## SET TASK
Set down, exactly as written, the lines from the top of the data to the line that holds "axis_ticks = list(range(10, 101, 10))", and omit the pictures.

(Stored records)
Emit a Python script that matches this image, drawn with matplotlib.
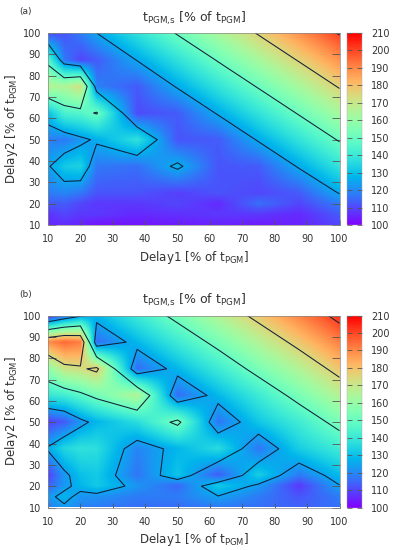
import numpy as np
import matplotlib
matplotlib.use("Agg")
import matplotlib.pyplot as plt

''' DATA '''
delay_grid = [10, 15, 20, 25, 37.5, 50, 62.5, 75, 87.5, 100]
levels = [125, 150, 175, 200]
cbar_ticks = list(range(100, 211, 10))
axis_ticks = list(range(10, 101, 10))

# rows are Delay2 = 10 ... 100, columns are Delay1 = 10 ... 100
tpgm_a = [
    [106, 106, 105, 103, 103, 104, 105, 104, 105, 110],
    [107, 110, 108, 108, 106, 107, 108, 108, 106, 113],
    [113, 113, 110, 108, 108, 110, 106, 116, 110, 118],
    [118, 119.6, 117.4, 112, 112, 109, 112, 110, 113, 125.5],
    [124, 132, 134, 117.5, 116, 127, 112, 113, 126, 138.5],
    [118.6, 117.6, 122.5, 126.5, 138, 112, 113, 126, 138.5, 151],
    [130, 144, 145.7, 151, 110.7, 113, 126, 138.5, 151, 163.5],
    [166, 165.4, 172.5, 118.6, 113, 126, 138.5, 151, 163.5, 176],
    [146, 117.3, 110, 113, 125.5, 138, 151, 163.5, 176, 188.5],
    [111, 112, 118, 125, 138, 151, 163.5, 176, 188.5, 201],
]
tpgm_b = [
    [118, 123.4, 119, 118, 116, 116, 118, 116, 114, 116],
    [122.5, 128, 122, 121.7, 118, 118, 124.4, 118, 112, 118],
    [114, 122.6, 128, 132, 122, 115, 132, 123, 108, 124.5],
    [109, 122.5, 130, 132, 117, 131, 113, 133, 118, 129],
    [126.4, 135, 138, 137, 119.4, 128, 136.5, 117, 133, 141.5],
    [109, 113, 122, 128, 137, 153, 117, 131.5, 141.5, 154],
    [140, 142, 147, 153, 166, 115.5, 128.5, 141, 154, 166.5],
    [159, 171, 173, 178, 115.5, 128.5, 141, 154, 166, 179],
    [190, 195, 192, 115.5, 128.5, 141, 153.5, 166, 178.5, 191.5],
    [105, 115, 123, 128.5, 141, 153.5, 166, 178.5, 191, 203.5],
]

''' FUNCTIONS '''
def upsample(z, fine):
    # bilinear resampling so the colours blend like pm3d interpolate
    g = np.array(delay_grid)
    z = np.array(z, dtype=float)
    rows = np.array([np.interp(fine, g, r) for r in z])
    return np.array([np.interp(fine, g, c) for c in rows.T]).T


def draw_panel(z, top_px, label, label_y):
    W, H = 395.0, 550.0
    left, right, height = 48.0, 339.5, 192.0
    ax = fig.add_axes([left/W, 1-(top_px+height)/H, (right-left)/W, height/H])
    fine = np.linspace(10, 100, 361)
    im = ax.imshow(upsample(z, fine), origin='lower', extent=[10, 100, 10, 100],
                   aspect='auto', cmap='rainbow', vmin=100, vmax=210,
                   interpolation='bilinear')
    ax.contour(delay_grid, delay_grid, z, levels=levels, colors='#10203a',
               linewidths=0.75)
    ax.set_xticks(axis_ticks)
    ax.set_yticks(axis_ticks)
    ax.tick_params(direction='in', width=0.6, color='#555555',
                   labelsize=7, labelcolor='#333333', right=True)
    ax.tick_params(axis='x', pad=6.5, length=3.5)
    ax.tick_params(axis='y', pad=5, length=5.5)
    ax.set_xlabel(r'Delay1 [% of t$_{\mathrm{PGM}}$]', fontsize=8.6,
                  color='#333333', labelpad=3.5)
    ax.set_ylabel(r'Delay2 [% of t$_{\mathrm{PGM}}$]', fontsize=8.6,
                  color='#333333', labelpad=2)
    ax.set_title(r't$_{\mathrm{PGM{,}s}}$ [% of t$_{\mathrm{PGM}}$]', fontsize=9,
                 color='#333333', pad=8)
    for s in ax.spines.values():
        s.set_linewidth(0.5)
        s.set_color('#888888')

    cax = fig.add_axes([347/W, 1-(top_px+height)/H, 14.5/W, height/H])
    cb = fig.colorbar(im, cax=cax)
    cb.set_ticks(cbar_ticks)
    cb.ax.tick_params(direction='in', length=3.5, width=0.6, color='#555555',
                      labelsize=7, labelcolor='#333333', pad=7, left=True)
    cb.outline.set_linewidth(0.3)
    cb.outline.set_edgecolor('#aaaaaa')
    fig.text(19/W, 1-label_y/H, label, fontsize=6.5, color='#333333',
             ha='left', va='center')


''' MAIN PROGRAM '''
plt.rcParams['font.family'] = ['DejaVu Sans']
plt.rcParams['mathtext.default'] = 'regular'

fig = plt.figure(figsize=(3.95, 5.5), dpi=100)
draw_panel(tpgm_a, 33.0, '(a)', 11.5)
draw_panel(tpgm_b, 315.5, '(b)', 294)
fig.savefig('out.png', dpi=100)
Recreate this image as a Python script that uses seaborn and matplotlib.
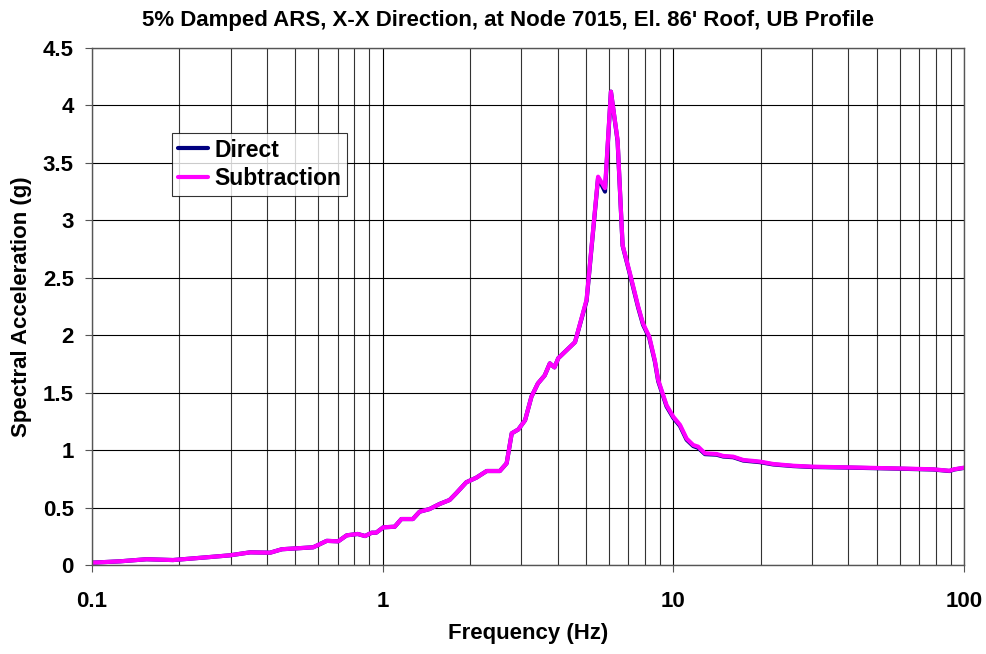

## ANSWER IN FULL
Emit a Python script that matches this image, drawn with matplotlib.
import numpy as np
import matplotlib
matplotlib.use("Agg")
import matplotlib.pyplot as plt

''' DATA '''
delay_grid = [10, 15, 20, 25, 37.5, 50, 62.5, 75, 87.5, 100]
levels = [125, 150, 175, 200]
cbar_ticks = list(range(100, 211, 10))
axis_ticks = list(range(10, 101, 10))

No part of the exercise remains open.